When the Winding Rivers Arts & Performance Society stages Anne of Green Gables: The Musical next month, regular attendees of WRAPS theatre productions will notice a difference.
In the past there was no reserved seating, and attendees paid by donation and took their chances on getting a seat at a given performance. WRAPS will now be selling tickets for individual performances, allowing audience members to guarantee that they have seats for their desired performance.
WRAPS theatre committee member Jessica Clement says that the move will also help the organization raise enough money to cover all the costs of the production, when combined with grants and individual donations the group receives.
“We appreciate the grants and donations,” says WRAPS director Susan Mclean. “But grants are very time-consuming to apply for, especially for a volunteer organization.”
McLean notes that WRAPS made a huge leap in 2015, when the group staged My Fair Lady. “We decided to move to recognized, well-known plays and musicals. And at this level, scripts, scores, and royalties cost more.”
Clement says that the productions the group staged before tackling My Fair Lady cost in the region of $5,000 to put on. “But we made a decision to change the calibre of our productions. The scripts, scores, and royalties for Anne of Green Gables cost $3,000. Our total budget on My Fair Lady was $15,000.”
Since My Fair Lady, WRAPS has staged two well-known plays: Shirley Valentine and Arsenic and Old Lace. The feedback the group has received indicates that audience members enjoy the opportunity to see productions that already have a certain name recognition, and that they appreciate the professional quality of the productions.
“The feedback we received after My Fair Lady was that the production was of the same calibre as shows people paid big bucks to go see,” says McLean. “Mary Poppins was on at the Sagebrush Theatre in Kamloops at the same time, and people said we were as good as that production.”
However, Clement says that the donations collected during the last three productions worked out at an average of $6 per person. “Our cast and crew put in more than 2,200 volunteer hours on Arsenic and Old Lace, and we’re already past that amount for Anne of Green Gables,” she says. “We definitely feel that the time and energy we spend on each production is worth more than that.”
Tickets will be priced at $15 for adults and $10 for children in advance, and will be $20/$15 at the door (children under six are free).
“We made this decision because what we were doing in the past didn’t work,” says McLean.
“People will pay $35 per ticket, plus travel to Kamloops, to see something there, and we’re not charging nearly as much. We wanted tickets to be affordable, and felt $15 was fair.”

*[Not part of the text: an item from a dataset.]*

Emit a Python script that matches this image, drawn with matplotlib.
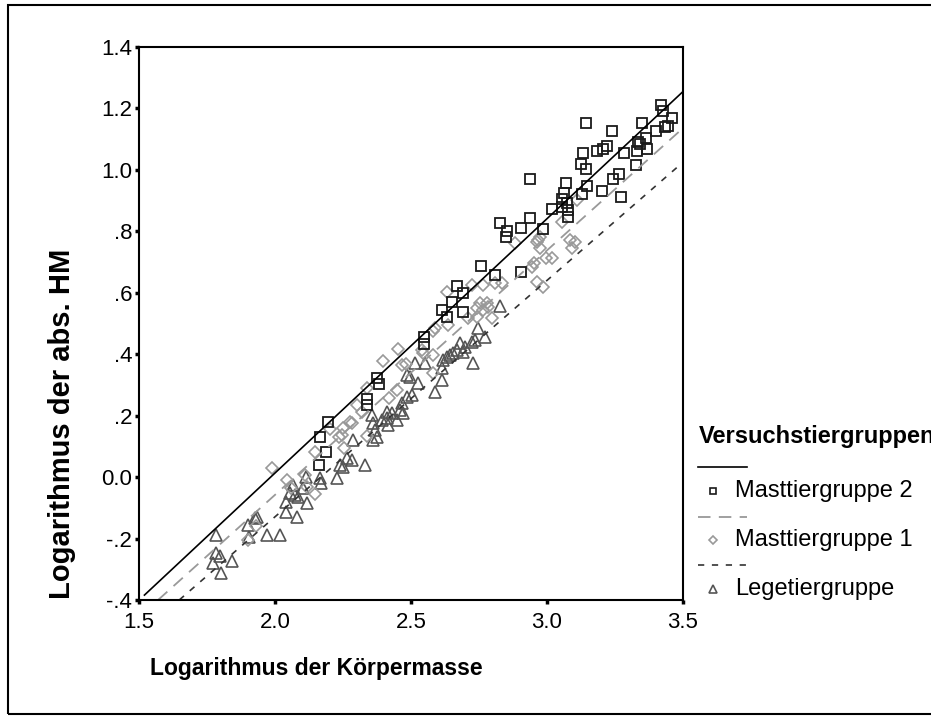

Clement adds that “We do recognize that this is not a do-able dollar amount for some people, so there will be 40 tickets available on a ‘pay what you can’ basis for the matinee on November 5.”
Clement says that when admission was by donation, they often had people—especially those coming from out of town—ask for reserved seating so they knew they would get a seat. “It was a logistical nightmare. Having physical tickets and a set number of tickets means we can easily keep track of how many seats have been sold for each performance. And people don’t have to get here an hour early to make sure they can get in.
“We hope that, over the last three productions, we’ve proven that we’re worth the price.”